Bruins teammate Chris Kelly has a theory about Chara. He played with Chara when both were with the Ottawa Senators and has been with him for the past three with the Bruins. Chara has matured, to be sure. That much is evident when you compare him to his days with the Senators when he sometimes looked lost and ineffective during those playoff disappointments against the Toronto Maple Leafs. But Kelly maintains that as long as Daniel Alfredsson was around in Ottawa, the Senators were going to be his team and Chara’s leadership capabilities on and off the ice were going to be stunted. But since joining the Bruins and becoming their captain, Chara has emerged as one of the great leaders in the game. There are not many shaky moments when he is out on the ice and while he has been a force in his own end, he has also made a significant offensive contribution with two goals and 11 points.
“I don’t think we’ve played anyone with his reach yet,” said Patrick Kane of the Blackhawks, stating the obvious. “For us, we don't want to think too much about it, use our speed to our advantage on him, try to just play hockey, not worry so much about playing against Chara.”

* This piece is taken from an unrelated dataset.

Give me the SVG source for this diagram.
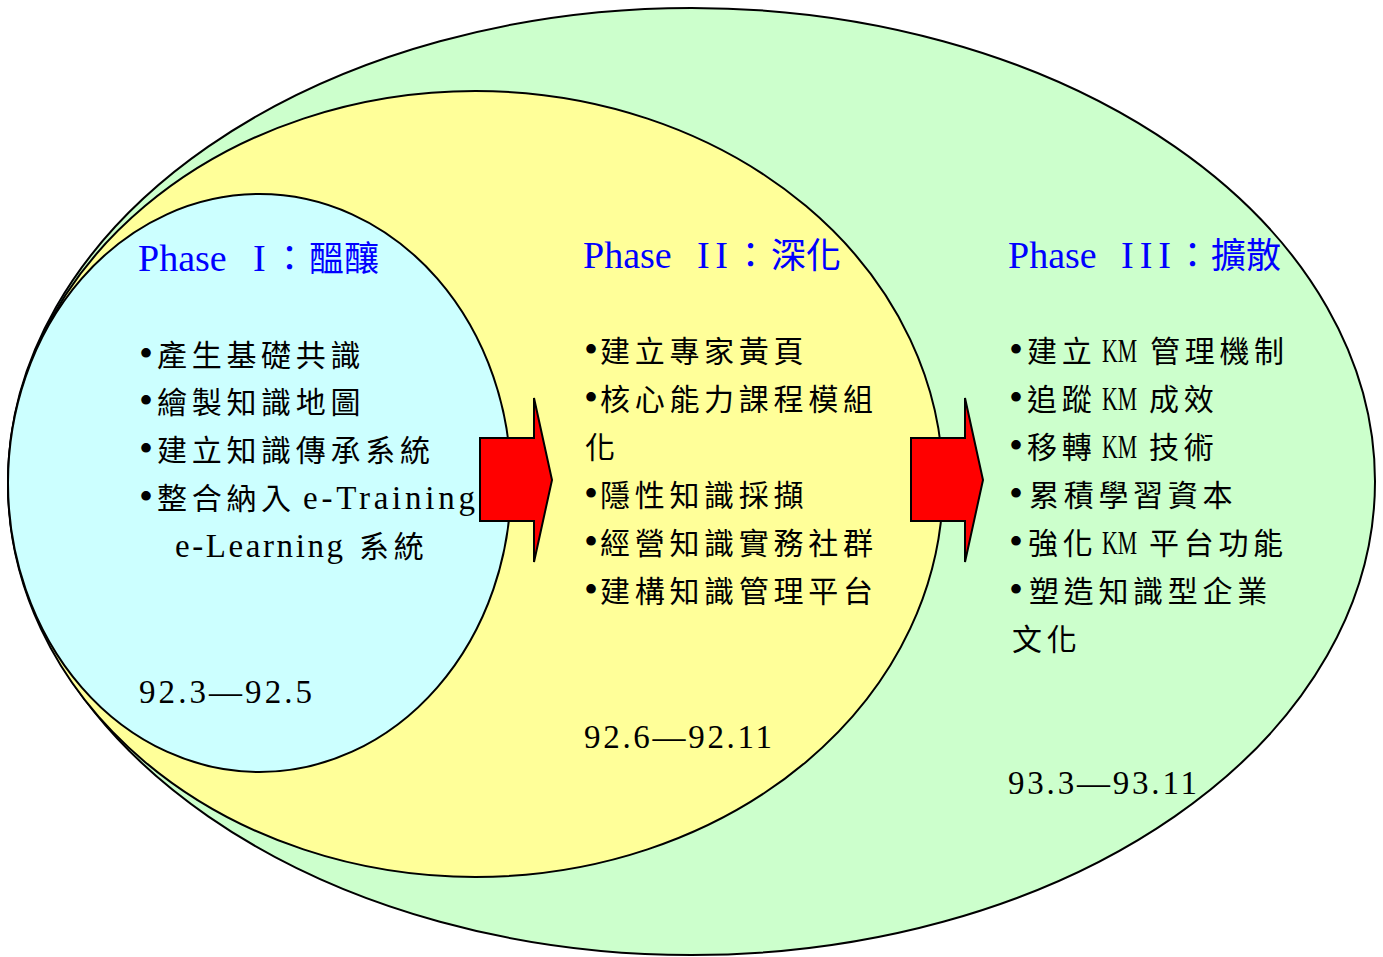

For a team that doesn’t want to worry about playing against him, the Blackhawks certainly seemed to be focusing on Chara going into Game 1. The defenseman's greatest contribution will come in his matchups against the top two units for the Blackhawks. They are not a terribly big or physical team, but Chara will undoubtedly have his hands full in his own end keeping the likes of Handzus and Bickell at bay.
For his part, Chara is not about to give the Blackhawks any bulletin board material. He’s just doing his best to help the team, they have great players and it will be a tough series, playing defense is not a one-man show, blah, blah, blah.
No, Chara prefers to make his most profound statements on the ice surface. And most of the time they are emphatic ones that end with an exclamation mark.
ZDENO WORKS THE CROWD
Chara makes the members of the media work as hard for success as he does opposing forwards trying to beat him to the outside to cut to the net. He is a very thoughtful and introspective individual, but does not suffer those who don’t put the same kind of thought behind their questions. Case in point was the league’s pre-final Media Day Tuesday afternoon. After Hossa told a story about being Chara’s off-season neighbor, here was Chara’s exchange with a reporter:
Reporter: “What can you tell us about growing up together?”
Chara: “What do you want to know?”
Reporter: “What do you remember about him?”
Chara: “I remember a lot of things. What do you want to know? Ask me specific question.”